Jason Okundaye uses the case to frame a broader complaint about “rip-off Britain”: subscription traps, drip pricing, hidden charges and consumer scams that are now routine features of everyday commerce. Parliament has already been busy. The Digital Markets, Competition and Consumers Act 2024 bans subscription traps, fake reviews and drip pricing, and gives the Competition and Markets Authority power to fine companies directly. The Guardian notes that StubHub UK was fined and ordered to refund tens of thousands of customers over drip pricing, while Labour has announced further reforms to make cancellations and refunds easier, due to take effect in spring 2027.

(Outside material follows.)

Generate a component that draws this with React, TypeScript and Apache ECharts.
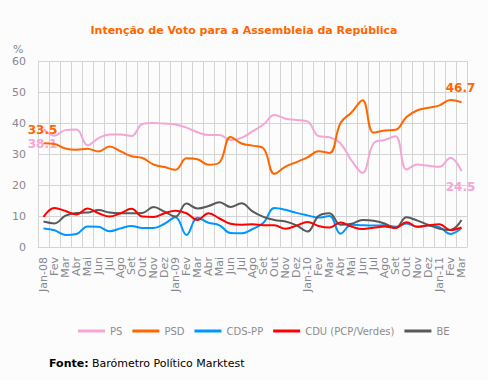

The machinery, however, is built for enforcement rather than repayment. In the Virgin Media case, the fine goes to HM Treasury, and affected customers are left compiling evidence and filing complaints one by one. That gap matters because subscription businesses make money precisely by turning individual losses into something too small to pursue. Britain has an estimated 155 million active subscriptions, with around 10 million thought to be unwanted, the Guardian reports. When a regulator punishes a firm but does not automatically compensate customers, the company learns that the cost of misconduct is a predictable line item, while the consumer learns that escape is paperwork.
Will Hayward’s separate Guardian column about Andy Burnham’s devolution pitch adds a second layer: who is supposed to fix these problems, and with what tools. Hayward writes that the UK is the most fiscally centralised country in the G7, with more than 90% of tax revenue collected and controlled by Westminster. Wales has had its own parliament for more than 25 years, but Hayward argues that responsibilities were devolved without the levers needed to deliver—limited borrowing powers, key infrastructure such as rail not devolved, and a share of R&D funding that lags its population share. In practice, he says, the Welsh government has sometimes relied on local authorities to borrow on its behalf for capital projects.
Put together, the two pieces describe a country where consumer harm is national in scale but personal in remedy, and where political promises to “crack down” often run through institutions that keep both money and authority concentrated at the centre. Burnham can pledge to tackle rip-offs and to devolve power, but the customer stuck on hold and the devolved government stuck without borrowing capacity face the same constraint: decisions are made elsewhere, and the bill arrives anyway.
Virgin Media’s fine was paid to the Treasury. The customers who could not cancel were told to keep their own records.